Eight autonomous drones are now patrolling the industrial fringes of Singapore. They launch from automated boxes, swap their own batteries, and patrol pre-planned routes without a pilot in the cockpit. It is a significant shift in how law enforcement monitors a city.
This deployment of the Home Team SkyGuardian system represents a milestone in urban security. While police forces globally have experimented with drone surveillance, Singapore’s integration of fully autonomous, box-based operations in a dense, highly urbanized environment is a first. The system is designed to bridge the gap between street-level cameras and human patrols.
Why the Timing Matters
Modern cities are becoming harder to police. Industrial zones like Tuas and the maritime corridors around Brani are vast, complex, and often difficult to cover with traditional foot patrols or fixed CCTV. The SkyGuardian system addresses this by providing an persistent aerial perspective.
Second Minister for Home Affairs Edwin Tong emphasized that the goal is speed. By automating the launch and flight process, the police can detect security incidents faster. Response times are the metric that matters most. These drones provide real-time situational awareness that ground officers simply cannot match.
The Technology Behind the Patrols
Each SkyGuardian unit is a 40kg, six-motor drone capable of flying for 40 minutes at a time. They are not just cameras in the sky. The drones are equipped with high-definition thermal imaging, searchlights, and loudspeakers. They can assist in search and rescue missions or provide immediate warnings to individuals on the ground.
Safety remains the primary hurdle for any drone program. The Home Team worked closely with the Civil Aviation Authority of Singapore to clear the regulatory path for Beyond Visual Line of Sight (BVLOS) operations. This allows the drones to navigate urban airspace safely, even when they are miles away from the nearest human operator.
Beyond the Air
Aerial patrols are only half of the strategy. The Singapore Police Force is also testing an unmanned surface vessel for maritime security. This boat can navigate, anchor, and avoid collisions autonomously. It frees up human officers to focus on complex tasks like vessel boarding and criminal investigations.

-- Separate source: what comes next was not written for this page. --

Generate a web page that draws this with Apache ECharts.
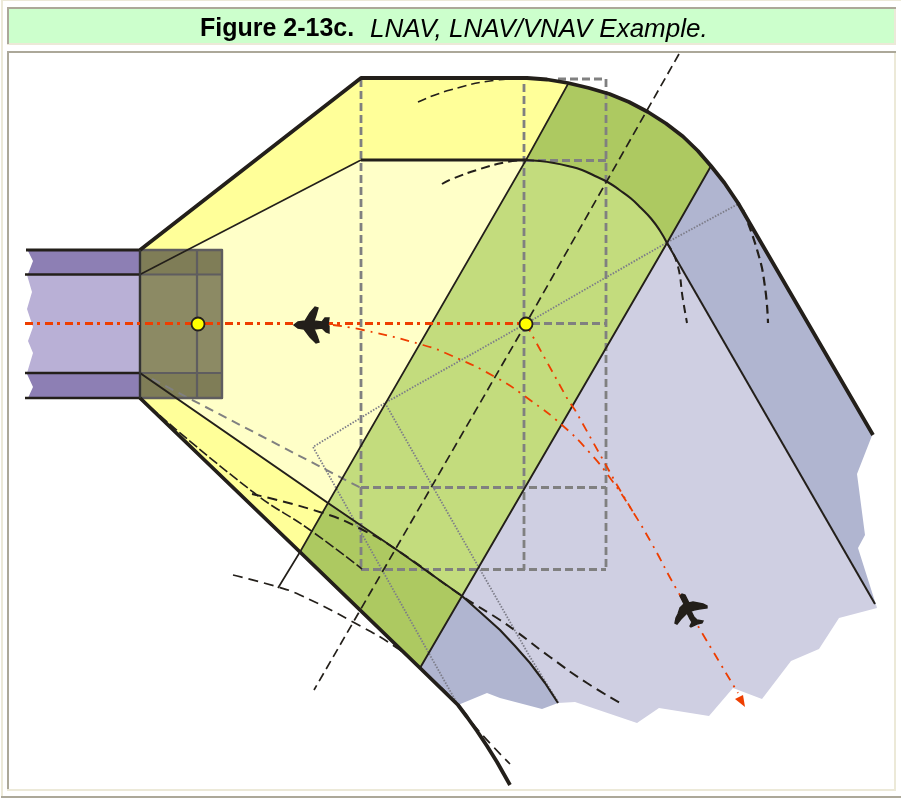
<!DOCTYPE html>
<html>
<head>
<meta charset="utf-8">
<style>html,body{margin:0;padding:0;background:#fff}#c{width:901px;height:798px}</style>
<script src="https://cdn.jsdelivr.net/npm/echarts@6/dist/echarts.min.js"></script>
</head>
<body>
<div id="c"></div>
<script>
const titleBold = "Figure 2-13c.";
const titleItalic = "LNAV, LNAV/VNAV Example.";

// frame
const frameCreamLeft = [[1,0],[3,0],[3,798],[1,798]];
const frameCreamTop = [[1,0],[901,0],[901,1],[1,1]];
const frameGrayBottom = [[1,796],[901,796],[901,798],[1,798]];
const titleCream = [[9,9],[896,9],[896,45],[7,45],[7,43],[9,43]];
const titleFill = [[9,9],[894,9],[894,43],[9,43]];
const titleGrayTop = [[7,7],[896,7],[896,9],[7,9]];
const titleGrayLeft = [[7,7],[9,7],[9,44],[7,44]];
const boxCream = [[894,53],[896,53],[896,791],[7,791],[7,789],[894,789]];
const boxGrayTop = [[7,51],[896,51],[896,53],[7,53]];
const boxGrayLeft = [[7,51],[9,51],[9,789],[7,789]];

// protected-area bands before the first waypoint
const bandTop = [[28,251],[140,251],[140,274],[28,274],[33,261]];
const bandMid = [[27,275],[140,275],[140,373],[27,373],[33,353],[28,341],[33,327],[27,309],[32,292]];
const bandBot = [[27,374],[140,374],[140,398],[28,398],[33,387]];

// turn arcs
const outerArc = [[527,78],[547,79.5],[568,83],[589,88],[609.5,94],[629,102],[648,112],[666,123.5],[683,136.5],[698,151],[711,166],[724.5,183],[738,203]];
const innerArc = [[526,160],[540,161],[554,163],[568,166],[582,170],[595,176],[607.5,182],[619.5,190],[631,198.5],[641,208],[651,218.5],[659.5,230],[667,243]];
const innerLowerCurve = [[462,596],[480,612],[500,630],[515,646],[530,663],[545,683],[558,703]];

// regions
const yellowUpper = [[140,250],[361,78],[527,78],[547,79.5],[568,83],[526,160],[361,160],[140,274]];
const yellowLower = [[140,373],[328,503],[300,552],[140,398]];
const paleYellow = [[140,274],[361,160],[526,160],[328,503],[140,373]];
const greenLight = innerArc.concat([[462,596],[328,503]]);
const greenUpper = outerArc.slice(2,11).concat(innerArc.slice().reverse());
const greenLower = [[328,503],[462,596],[420,668],[360,610],[300,552]];
const blueUpper = [[711,166],[724.5,183],[738,203],[873,433],[857,474],[865,535],[858,548],[877,608],[875,604],[667,243]];
const blueLower = innerLowerCurve.concat([[542,709],[500,698],[487,693],[458,705],[420,668]]);
const lilac = [[667,243],[875,604],[877,608],[839,618],[819,649],[791,661],[762,699],[733,688],[709,716],[659,708],[637,723],[575,702]].concat(innerLowerCurve.slice().reverse());

// holding square at the first waypoint
const squareDarkTop = [[140,250],[222,250],[222,274],[140,274]];
const squareMid = [[140,274],[222,274],[222,373],[140,373]];
const squareDarkBot = [[140,373],[222,373],[222,398],[140,398]];
const squareOutline = [[140,250],[222,250],[222,398],[140,398],[140,250]];
const squareV = [[197,250],[197,398]];
const squareH1 = [[140,274.5],[222,274.5]];
const squareH2 = [[140,373],[222,373]];

// gray dashed construction lines
const gdX361 = [[361,79],[361,570]];
const gdX524 = [[524,84],[524,570]];
const gdX606 = [[606,79],[606,570]];
const gdTop = [[558,79],[606,79]];
const gdY160 = [[526,160.5],[606,160.5]];
const gdY324 = [[532,323.5],[606,323.5]];
const gdY488 = [[361,487.5],[606,487.5]];
const gdY570 = [[361,569.5],[606,569.5]];
const gdDiag = [[152,379],[361,488]];

// gray dotted lines
const dotA = [[740,203],[666,243],[526,323.5],[385,403],[313,447],[458,705]];
const dotB = [[385,403],[530,657],[558,702]];

// black dashed lines
const blackBisector = [[679,54],[526,323.5],[314,690]];
const dashTop = [[418,102],[450,90],[497,80],[527,78]];
const dashInnerTop = [[442,184],[452,179],[480,169],[507,162],[525,160]];
const dashRightIn = [[667,243],[677,263],[683,300],[687,323]];
const dashRightOut = [[743,210],[758,253],[765,287],[768,323]];
const dashLowOuter = [[233,575],[278,587],[300,595],[353,622],[397,648],[420,668],[458,705],[478,730],[510,764]];
const dashLowInner = [[252,494],[323,513],[363,530],[397,550],[462,596],[500,620],[517,632],[550,657],[587,683],[622,704]];
const dashThin = [[150,407],[253,492],[310,530],[362,569]];

// black solid lines
const outerTop = [[140,250],[361,78]].concat(outerArc,[[873,435]]);
const outerBottom = [[140,398],[300,552],[360,610],[420,668],[458,705],[467,717],[477,731],[487,746],[497,762],[510,785]];
const innerTopThin = [[140,274.5],[361,160]];
const innerTopThick = [[361,160],[526,160]];
const innerRight = [[667,243],[875,604]];
const innerLower = [[140,373],[328,503],[397,550]].concat(innerLowerCurve);
const radialStart = [[568,84],[526,160],[328,503],[300,552],[278,588]];
const radialEnd = [[711,166],[667,243],[462,596],[420,668]];
const bandLine1 = [[26,250],[140,250]];
const bandLine2 = [[25,274.5],[140,274.5]];
const bandLine3 = [[25,373],[140,373]];
const bandLine4 = [[25,398],[140,398]];
const bandLineV = [[140,250],[140,398]];

// flight paths
const redThick = [[25,323.5],[526,323.5]];
const redCurve = [[333,325],[363,330],[423,345],[450,355],[497,378],[530,400],[562,425],[590,453],[613,482],[633,512],[652,544],[677,590],[738,693]];
const redFlyOver = [[526,323.5],[532,335],[568,400],[575,410],[607,467],[617,485],[633,512]];
const redArrow = [[735,699],[743,695],[745,707]];

// aircraft outlines
const plane1 = [[294,325],[298,322],[305,321],[310,313],[315,307],[318,308],[316,315],[314,321],[322,322],[325,318],[329,318],[328,325],[329,326],[329,333],[326,332],[322,328],[314,329],[317,336],[319,342],[316,343],[310,337],[304,329],[298,328]];
const plane2 = [[680,596],[682,594],[685,595],[687,599],[689,603],[693,602],[698,603],[703,604],[707,606],[707,608],[699,609],[694,610],[691,611],[694,617],[697,620],[703,621],[702,623],[697,624],[691,627],[690,626],[692,622],[690,619],[687,613],[684,616],[681,619],[677,624],[675,623],[676,618],[678,614],[680,608],[684,604],[682,600]];

// waypoints
const waypoints = [[198,324],[526,324]];

const series = [];
function poly(pts, color, z, stroke){
  series.push({type:'custom',coordinateSystem:'cartesian2d',silent:true,clip:false,z:z||1,data:[[0,0]],
    renderItem:(p,api)=>({type:'polygon',shape:{points:pts.map(q=>api.coord(q))},style:{fill:color,stroke:stroke?color:null,lineWidth:stroke||0}})});
}
function line(pts,color,width,dash,smooth,z){
  series.push({type:'line',data:pts,showSymbol:false,symbol:'none',silent:true,clip:false,smooth:!!smooth,z:z||2,
    lineStyle:{color,width,type:dash||'solid',cap:'butt',join:'round'}});
}

[[frameCreamLeft,'#ece9d8'],[frameCreamTop,'#ece9d8'],[frameGrayBottom,'#aca899'],
 [titleCream,'#ece9d8'],[titleFill,'#ccffcc'],[titleGrayTop,'#aca899'],[titleGrayLeft,'#aca899'],
 [boxCream,'#ece9d8'],[boxGrayTop,'#aca899'],[boxGrayLeft,'#aca899'],
 [bandTop,'#8d7fb4'],[bandMid,'#b9b0d6'],[bandBot,'#8d7fb4'],
 [paleYellow,'#ffffc8'],[yellowUpper,'#ffff99'],[yellowLower,'#ffff99'],
 [lilac,'#cfcfe2'],[blueUpper,'#b0b5d0'],[blueLower,'#b0b5d0'],
 [greenLight,'#c3dc7d'],[greenUpper,'#adc961'],[greenLower,'#adc961'],
 [squareDarkTop,'#7f7d57'],[squareMid,'#8c8a64'],[squareDarkBot,'#7f7d57']].forEach(a=>poly(a[0],a[1]));

const G='#808080', K='#231f1a', R='#ee3e00';
[gdX361,gdX524,gdX606,gdTop,gdY160,gdY324,gdY488,gdY570].forEach(p=>line(p,G,2.8,[8,4]));
line(gdDiag,G,2,[9,6]);
line(squareOutline,'#5f5d5f',2.4);line(squareV,'#5f5d5f',2.2);line(squareH1,'#5f5d5f',2.2);line(squareH2,'#5f5d5f',2.2);
line(dotA,'#7c7c88',1.8,[1.5,1.5]);line(dotB,'#7c7c88',1.8,[1.5,1.5]);

line(blackBisector,K,1.7,[9,5],false,3);
line(dashTop,K,1.6,[9,5],true,3);
line(dashInnerTop,K,2,[9,5],true,3);
line(dashRightIn,K,2,[8,5],true,3);
line(dashRightOut,K,2.2,[9,5],true,3);
line(dashLowOuter,K,1.7,[10,6],true,3);
line(dashLowInner,K,2,[10,6],true,3);
line(dashThin,K,1.6,[10,3],true,3);

line(innerTopThin,K,1.6,null,false,3);line(innerTopThick,K,2.8,null,false,3);line(innerArc,K,2.1,null,true,3);
line(innerRight,K,2,null,false,3);line(innerLower,K,2.1,null,false,3);
line(radialStart,K,1.7,null,false,3);line(radialEnd,K,1.9,null,false,3);
line(outerTop,K,3.8,null,false,3);line(outerBottom,K,3.8,null,false,3);
line(bandLine1,K,3,null,false,3);line(bandLine2,K,2.6,null,false,3);line(bandLine3,K,2.6,null,false,3);line(bandLine4,K,2.4,null,false,3);line(bandLineV,'#333',2.2,null,false,3);

line(redThick,R,3,[8,4,3,5],false,4);
line(redCurve,R,1.8,[9,6,2,6],true,4);
line(redFlyOver,R,1.8,[9,6,2,6],false,4);
poly(redArrow,R,4);
poly(plane1,K,5,1.4);poly(plane2,K,5,1.4);

series.push({type:'scatter',data:waypoints,symbol:'circle',symbolSize:13,silent:true,z:6,
  itemStyle:{color:'#ffff00',borderColor:K,borderWidth:1.8,opacity:1}});

const chart = echarts.init(document.getElementById('c'),null,{renderer:'canvas'});
chart.setOption({
  animation:false,backgroundColor:'#ffffff',
  title:[
    {text:titleBold,left:200,top:17,padding:0,textStyle:{fontFamily:'"Liberation Sans",Arial,sans-serif',fontSize:25,fontWeight:'bold',color:'#000'}},
    {text:titleItalic,left:370,top:17,padding:0,textStyle:{fontFamily:'"Liberation Sans",Arial,sans-serif',fontSize:26,fontWeight:'normal',fontStyle:'italic',color:'#000'}}
  ],
  grid:{left:0,right:0,top:0,bottom:0},
  xAxis:{type:'value',min:0,max:901,show:false},
  yAxis:{type:'value',min:0,max:798,inverse:true,show:false},
  series
});
</script>
</body>
</html>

These automated tools are supported by a new suite of AI-driven software. The "Investigator Co-Pilot" is designed to assist officers with case management, while a new "Case Summariser" helps triage incoming reports. The goal is to strip away the administrative burden from human detectives.
Key Takeaways
- The SkyGuardian drones operate autonomously from "drone boxes" that handle battery swaps and tool changes.
- Operations are approved for Beyond Visual Line of Sight (BVLOS) flight, a critical regulatory step for urban deployment.
- The system is designed to enhance presence in remote industrial and maritime areas where street cameras are limited.
What happens next depends on the data. The police are currently evaluating the effectiveness of these eight units in industrial-maritime zones. If the trial proves that these drones can reliably reduce response times and deter criminal activity, the next phase will likely involve expanding the flight network into more populated areas. The technology is ready. The question is how much of the city the public is comfortable seeing from above.